What a beautiful girl! She is a splendid courtesan (01) painted by Hokusai, who is accompanied by her young apprentices. She is parading for the cherry blossom festival in her most beautiful dress. This is a kimono and it is tied at the waist with an obi. Courtesans were the only women who could tie their obi in front: the other ladies had to tie them up at the back.
A kimono (02) is a Japanese garment in the form of a "T"; it is worn by women, men, and children, and is held at the waist by an obi.
It can be made from silk, linen, or cotton. The aristocracy, samurai, and the better-off people wore silk kimonos in the winter, and linen ones in the summer.
They are (05) always beautifully decorated with paintings, embroidery, and gold and silver thread. There are various decorative motifs called shōchikubai: the pine, plum, and bamboo which were known as the three friends of winter. In China, the pine, plum, and bamboo were a theme for paintings and were called suihan sanyou, in other words the three friends who resist the cold. In fact, the pine and bamboo are green and beautiful even in the winter, and the plum is the first to bloom, and so they became symbols of constancy. In Japan plums were considered a good omen.
This garment (06) has many red, yellow, and green leaves... They are Maple leaves! The Japanese love to go to their parks in the autumn when the leaves take on various colours. It is said that at a court festival for the arrival of autumn, prince Genji danced the dance of the Waves of the Blue Sea so well that everyone was moved, and the emperor elevated him to the third major rank. This coat (uchikake) is embroidered with the stage (07) he danced on and the overcoat (08) he wore.
Kimonos (09) were cut from a single length of fabric called a tan; it was about thirty-five centimetres wide and eleven and a half metres long. A finished kimono is made from four large strips of fabric: two panels that cover the body, and two that form the sleeves, as well as another two small strips for the collar and the cuffs of the front.
Music ladies and gentlemen! Here we could have a wonderful concert with all these instruments...
Hmm... here are those for the Nō theatre: a flute (fue), and drums: ōtsuzumi and kotsuzumi.
The drums (20) are shaped like an hourglass: the kotsuzumi can have a lacquered soundboard with horse skin at the ends. The skin is fixed to the soundboard with a cord, known as a tate shirabe. It is played while resting on the right shoulder.
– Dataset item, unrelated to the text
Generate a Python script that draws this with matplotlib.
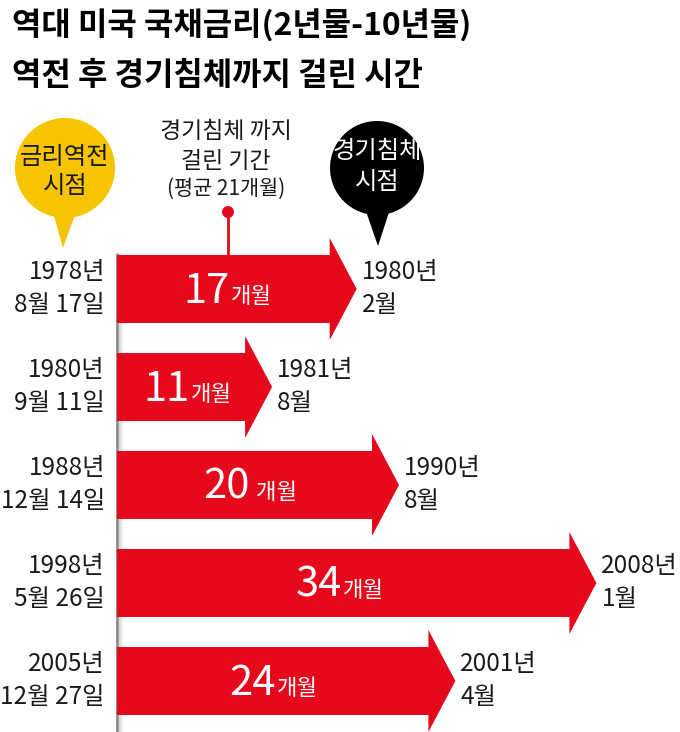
import matplotlib.pyplot as plt
from matplotlib.patches import Polygon, Circle
from matplotlib.transforms import offset_copy

plt.rcParams['font.family'] = ['Noto Sans CJK KR', 'DejaVu Sans']

# data
months = [17, 11, 20, 34, 24]
units = ['개월', '개월', ' 개월', '개월', '개월']
start_year = ['1978년', '1980년', '1988년', '1998년', '2005년']
start_day = ['8월 17일', '9월 11일', '12월 14일', '5월 26일', '12월 27일']
end_year = ['1980년', '1981년', '1990년', '2008년', '2001년']
end_month = ['2월', '8월', '8월', '1월', '4월']

title1 = '역대 미국 국채금리(2년물-10년물)'
title2 = '역전 후 경기침체까지 걸린 시간'

RED = '#e5091b'
YELLOW = '#f6c400'
TXT = '#1a1a1a'

fig = plt.figure(figsize=(6.8, 7.32), dpi=100)

# pixel layer for title and bubbles
bg = fig.add_axes([0, 0, 1, 1])
bg.set_xlim(0, 680)
bg.set_ylim(732, 0)
bg.axis('off')

# data layer: x = months, y = row
ax = fig.add_axes([0, 0, 1, 1])
ax.set_xlim(-117 / 14.1, 563 / 14.1)
ax.set_ylim((732 - 289) / 98, -289 / 98)
ax.axis('off')
ax.patch.set_alpha(0)

# title
bg.text(12, 26, title1, fontsize=23, fontweight='bold', color='black', va='center', ha='left')
bg.text(12, 76, title2, fontsize=23, fontweight='bold', color='black', va='center', ha='left')

# yellow bubble
bg.add_patch(Polygon([(49, 198), (81, 198), (63, 248)], closed=True, color=YELLOW, lw=0))
bg.add_patch(Circle((65, 168), 50, color=YELLOW, lw=0))
bg.text(65, 157, '금리역전', fontsize=17.5, color=TXT, ha='center', va='center')
bg.text(65, 186, '시점', fontsize=17.5, color=TXT, ha='center', va='center')

# black bubble
bg.add_patch(Polygon([(362, 200), (393, 200), (378, 246)], closed=True, color='black', lw=0))
bg.add_patch(Circle((377, 168), 47, color='black', lw=0))
bg.text(377, 151, '경기침체', fontsize=17.5, color='white', ha='center', va='center')
bg.text(377, 182, '시점', fontsize=17.5, color='white', ha='center', va='center')

# middle note
bg.text(226, 132, '경기침체 까지', fontsize=16.5, color=TXT, ha='center', va='center')
bg.text(226, 161, '걸린 기간', fontsize=16.5, color=TXT, ha='center', va='center')
bg.text(226, 189, '(평균 21개월)', fontsize=15, color=TXT, ha='center', va='center')
bg.plot([228, 228], [212, 256], color=RED, lw=2)
bg.add_patch(Circle((228, 212), 6, color=RED, lw=0))

# vertical gray line with shadow
for k in range(0, 6):
    tr = offset_copy(ax.transData, fig=fig, x=k, y=0, units='dots')
    ax.plot([0, 0], [-0.37, 4.6], color='#888888' if k == 0 else '#b0b0b0',
            lw=2 if k == 0 else 1, alpha=1 if k == 0 else 0.6 * (1 - k / 6),
            transform=tr, zorder=1, solid_capstyle='butt')

bh = 34 / 98
hh = 51 / 98
hl = 27 / 14.1

for i, m in enumerate(months):
    pts = [(0, i - bh), (m - hl, i - bh), (m - hl, i - hh), (m, i),
           (m - hl, i + hh), (m - hl, i + bh), (0, i + bh)]
    ax.add_patch(Polygon(pts, closed=True, color=RED, lw=0, zorder=2))

    xc = m * 0.47
    ax.text(xc, i + 0.14, str(m), fontsize=30, color='white', ha='right',
            va='baseline', zorder=3)
    ax.annotate(units[i], (xc, i + 0.14), xytext=(1, 0), textcoords='offset pixels',
                fontsize=16, color='white', ha='left', va='baseline', zorder=3)

    ax.annotate(start_year[i], (0, i), xytext=(-12, 17), textcoords='offset pixels',
                fontsize=17.5, color=TXT, ha='right', va='center')
    ax.annotate(start_day[i], (0, i), xytext=(-12, -16), textcoords='offset pixels',
                fontsize=17.5, color=TXT, ha='right', va='center')
    ax.annotate(end_year[i], (m, i), xytext=(5, 17), textcoords='offset pixels',
                fontsize=17.5, color=TXT, ha='left', va='center')
    ax.annotate(end_month[i], (m, i), xytext=(5, -16), textcoords='offset pixels',
                fontsize=17.5, color=TXT, ha='left', va='center')

fig.savefig('out.png', dpi=100)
The skin can be stretched by cords and so play different sounds.
But there are other instruments, all of them beautiful.
This is a shamisen (22), a lute with three strings; it was invented in China and brought to Japan in 1500. The soundboard is made from leather and cat skin.
How fashionable it was to play this instrument! It was played by geishas to entertain their guests, but it was also used in the orchestra for kabuki plays
And this? How strange: we do not play it in our country... It is a shō (24), a mouthorgan with seventeen bamboo pipes of different lengths. The length of the pipes is irregular to make it more beautiful: in fact it was compared to the wings of a phoenix. And often it is depicted with a phoenix at the bottom... The shō was used to play music for the emperor, music called gagaku or court music.
This koto (26) is so beautiful! Look at how it is decorated! The soundboard is over a metre long and is made from paulownia wood. The player kneels when he plays it and plucks its thirteen strings with his right hand. Metal nails are added to his thumb, index, and middle finger in order to play. The koto is often compared to the body of a Chinese dragon: its back is the upper part of the soundboard, and its head and tail are the right and left extremities. At the beginning, this instrument was only played at the emperor's court, but then it became very popular with the people.
You know this instrument: we play it too! It's a flute (28)! Except that in Japan it is called a shakuhachi and has five holes on top and one underneath. There are others which are even bigger, up to ninety centimetres long, and smaller ones almost forty centimetres long.